--- BEGIN ---

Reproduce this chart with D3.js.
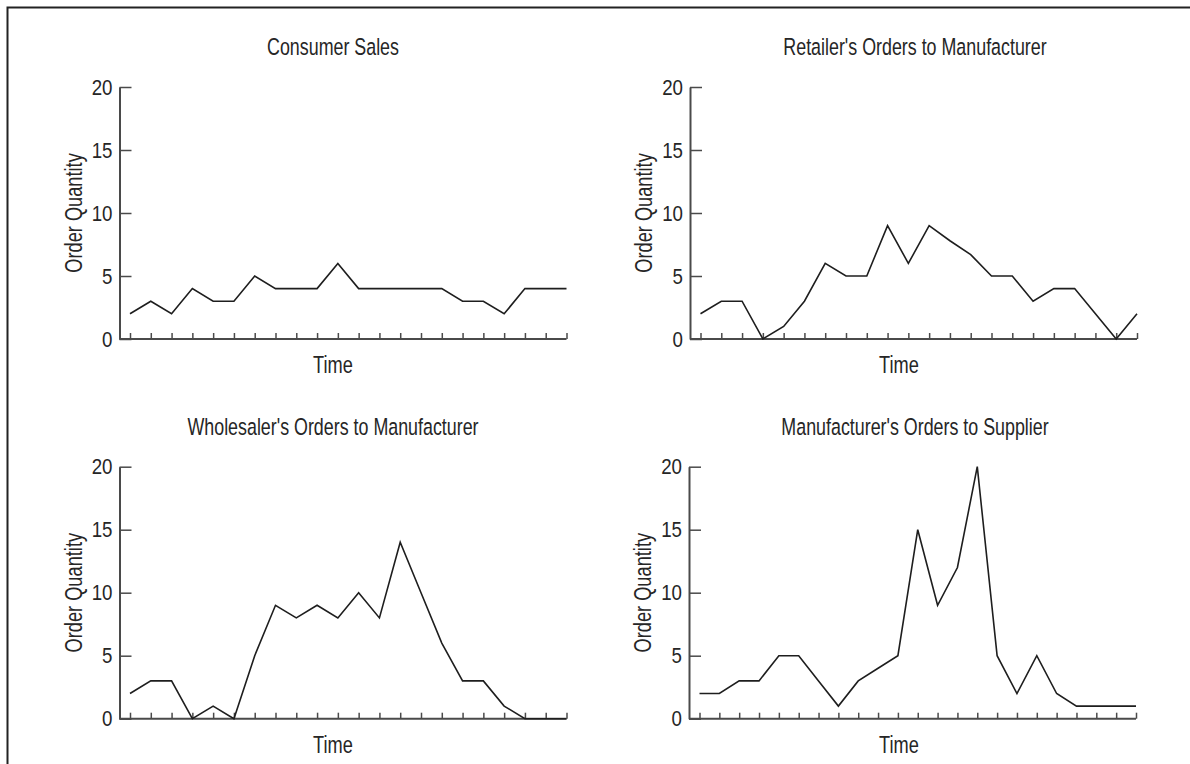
<!DOCTYPE html>
<html>
<head>
<meta charset="utf-8">
<script src="https://cdn.jsdelivr.net/npm/d3@7"></script>
<style>
	body { margin: 0; background: #fff; }
	svg text { font-family: 'Liberation Sans', Arial, sans-serif; fill: #262626; }
</style>
</head>
<body>
<svg id="chart" width="1190" height="764"></svg>
<script>
// order quantities per time period
const consumerSales = [2, 3, 2, 4, 3, 3, 5, 4, 4, 4, 6, 4, 4, 4, 4, 4, 3, 3, 2, 4, 4, 4];
const retailerOrders = [2, 3, 3, 0, 1, 3, 6, 5, 5, 9, 6, 9, 7.8, 6.7, 5, 5, 3, 4, 4, 2, 0, 2];
const wholesalerOrders = [2, 3, 3, 0, 1, 0, 5, 9, 8, 9, 8, 10, 8, 14, 10, 6, 3, 3, 1, 0, 0, 0];
const manufacturerOrders = [2, 2, 3, 3, 5, 5, 3, 1, 3, 4, 5, 15, 9, 12, 20, 5, 2, 5, 2, 1, 1, 1, 1];
const yTicks = [0, 5, 10, 15, 20];
const titles = [
	'Consumer Sales',
	'Retailer\'s Orders to Manufacturer',
	'Wholesaler\'s Orders to Manufacturer',
	'Manufacturer\'s Orders to Supplier'
];
const xLabel = 'Time';
const yLabel = 'Order Quantity';

const panels = [
	{ title: titles[0], values: consumerSales, left: 119.5, top: 87, mid: 333 },
	{ title: titles[1], values: retailerOrders, left: 690, top: 87, mid: 915, timeMid: 899 },
	{ title: titles[2], values: wholesalerOrders, left: 119.5, top: 466.7, mid: 333 },
	{ title: titles[3], values: manufacturerOrders, left: 689, top: 466.7, mid: 915, timeMid: 899 }
];
const plotH = 252;
const plotW = 447;
const squeeze = 0.76; // condensed look for the type
const inkColor = '#1e1e1e';
const axisColor = '#4a4a4a';

const svg = d3.select('#chart');

// page frame (right and bottom edges fall outside the picture)
svg.append('rect')
	.attr('x', 7.5)
	.attr('y', 7.5)
	.attr('width', 1220)
	.attr('height', 800)
	.attr('fill', 'none')
	.attr('stroke', '#222')
	.attr('stroke-width', 2);

const label = (g, str, x, y, size, rot = '') => g.append('text').text(str)
	.attr('transform', `translate(${ x },${ y }) ${ rot } scale(${ squeeze },1)`)
	.attr('text-anchor', 'middle')
	.attr('font-size', size);

const drawPanel = (p) => {
	const y = d3.scaleLinear().domain([0, 20])
		.range([p.top + plotH, p.top]);
	const x = d3.scalePoint().domain(d3.range(p.values.length))
		.range([p.left + 10.5, p.left + plotW]);
	const g = svg.append('g');

	// x axis: line from the y axis to the last tick, short ticks pointing up
	const xg = g.append('g').attr('transform', `translate(0,${ y(0) })`)
		.call(d3.axisBottom(x).tickSize(-6)
			.tickFormat(''));
	xg.select('.domain').remove();
	xg.selectAll('line').attr('stroke', axisColor)
		.attr('stroke-width', 1.5);
	g.append('line')
		.attr('x1', p.left)
		.attr('x2', x.range()[1])
		.attr('y1', y(0))
		.attr('y2', y(0))
		.attr('stroke', axisColor)
		.attr('stroke-width', 2);

	// y axis with ticks pointing into the plot
	const yg = g.append('g').attr('transform', `translate(${ p.left },0)`)
		.call(d3.axisLeft(y).tickValues(yTicks)
			.tickSize(-12)
			.tickSizeOuter(0)
			.tickPadding(7));
	yg.select('.domain').attr('stroke', axisColor)
		.attr('stroke-width', 2);
	yg.selectAll('line').attr('stroke', axisColor)
		.attr('stroke-width', 1.5);
	yg.selectAll('text')
		.attr('x', null)
		.attr('transform', 'translate(-7,0) scale(0.85,1)')
		.attr('font-size', 22)
		.attr('fill', '#262626')
		.style('font-family', null);
	yg.attr('font-family', null);

	g.append('path').datum(p.values)
		.attr('fill', 'none')
		.attr('stroke', inkColor)
		.attr('stroke-width', 1.6)
		.attr('stroke-linejoin', 'miter')
		.attr('d', d3.line().x((d, i) => x(i))
			.y((d) => y(d)));

	label(g, p.title, p.mid, p.top - 32, 23.5);
	label(g, xLabel, p.timeMid || p.mid, y(0) + 34, 24);
	label(g, yLabel, p.left - 38, p.top + plotH / 2, 24, 'rotate(-90)');
};

panels.forEach(drawPanel);
</script>
</body>
</html>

--- END ---

Exactly reproduce the run of lines from the start of the listing through the line with "const svg = d3.select('#chart');", inclusive; pictures are not copied.

EXPECTED OUTPUT:
Reproduce this chart with D3.js.
<!DOCTYPE html>
<html>
<head>
<meta charset="utf-8">
<script src="https://cdn.jsdelivr.net/npm/d3@7"></script>
<style>
	body { margin: 0; background: #fff; }
	svg text { font-family: 'Liberation Sans', Arial, sans-serif; fill: #262626; }
</style>
</head>
<body>
<svg id="chart" width="1190" height="764"></svg>
<script>
// order quantities per time period
const consumerSales = [2, 3, 2, 4, 3, 3, 5, 4, 4, 4, 6, 4, 4, 4, 4, 4, 3, 3, 2, 4, 4, 4];
const retailerOrders = [2, 3, 3, 0, 1, 3, 6, 5, 5, 9, 6, 9, 7.8, 6.7, 5, 5, 3, 4, 4, 2, 0, 2];
const wholesalerOrders = [2, 3, 3, 0, 1, 0, 5, 9, 8, 9, 8, 10, 8, 14, 10, 6, 3, 3, 1, 0, 0, 0];
const manufacturerOrders = [2, 2, 3, 3, 5, 5, 3, 1, 3, 4, 5, 15, 9, 12, 20, 5, 2, 5, 2, 1, 1, 1, 1];
const yTicks = [0, 5, 10, 15, 20];
const titles = [
	'Consumer Sales',
	'Retailer\'s Orders to Manufacturer',
	'Wholesaler\'s Orders to Manufacturer',
	'Manufacturer\'s Orders to Supplier'
];
const xLabel = 'Time';
const yLabel = 'Order Quantity';

const panels = [
	{ title: titles[0], values: consumerSales, left: 119.5, top: 87, mid: 333 },
	{ title: titles[1], values: retailerOrders, left: 690, top: 87, mid: 915, timeMid: 899 },
	{ title: titles[2], values: wholesalerOrders, left: 119.5, top: 466.7, mid: 333 },
	{ title: titles[3], values: manufacturerOrders, left: 689, top: 466.7, mid: 915, timeMid: 899 }
];
const plotH = 252;
const plotW = 447;
const squeeze = 0.76; // condensed look for the type
const inkColor = '#1e1e1e';
const axisColor = '#4a4a4a';

const svg = d3.select('#chart');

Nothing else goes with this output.